ERIC Number: ED024350
Record Type: RIE
Publication Date: 1968-Sep
Reference Count: 0
The Effects of College Environments on Students' Decisions to Attend Graduate School. Final Report.
Thistlethwaite, Donald L.
The effects of college environments upon students' attitudes toward pursuing advanced graduate or professional study were investigated. The subjects were 1,178 member of the class of 1963 enrolled in 50 colleges and universities. Survey responses to a standard set of 23 scales were obtained at the completion of the sophomore, junior and senior years. The procedures provided means of studying (1) the relationship of perceived college environments to aspirations and values of students entering a major field (2) the degree to which aspirations and values changed concomitantly with changes in perceived values and expectations of teachers and peers (3) the effect of college environment and experiences upon decisions to enter graduate school immediately after graduation. Tests confirmed the hypotheses that the desire to pursue graduate study was strengthened by the achievement of good rapport with faculty during senior year, by experiencing pressure from peers for advanced study, by talking with faculty, students and parents about graduate study, winning recognition for academic achievements, and participation in research.

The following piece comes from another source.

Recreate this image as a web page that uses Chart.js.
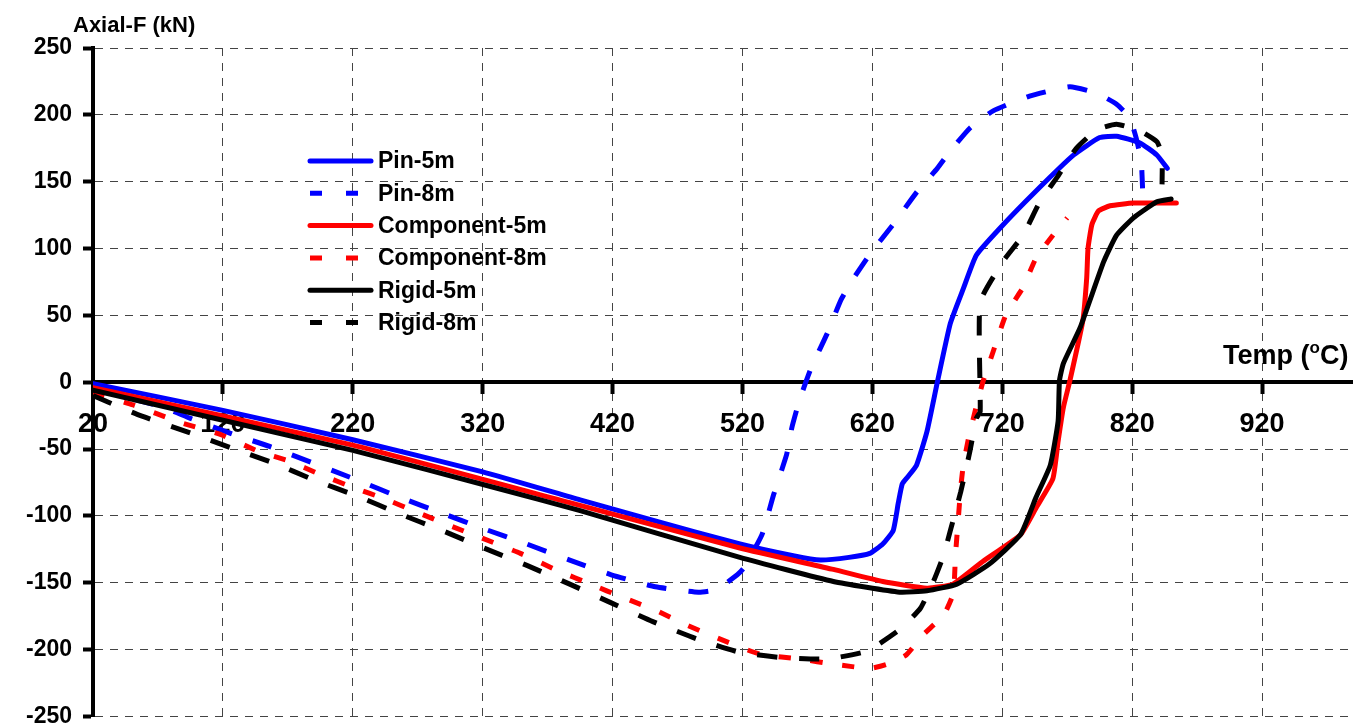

Most of the results indicate that the examples of teachers and peers persuade many undergraduates that advanced training is an appropriate goal. Alternative methods of controlling errors of measurement in assessing initial status are discussed, and different criteria for assessing impacts of college environment upon student attitudes are evaluated. (Author/JS)
Publication Type: N/A
Education Level: N/A
Sponsor: Office of Education (DHEW), Washington, DC. Bureau of Research.
Authoring Institution: Vanderbilt Univ., Nashville, TN.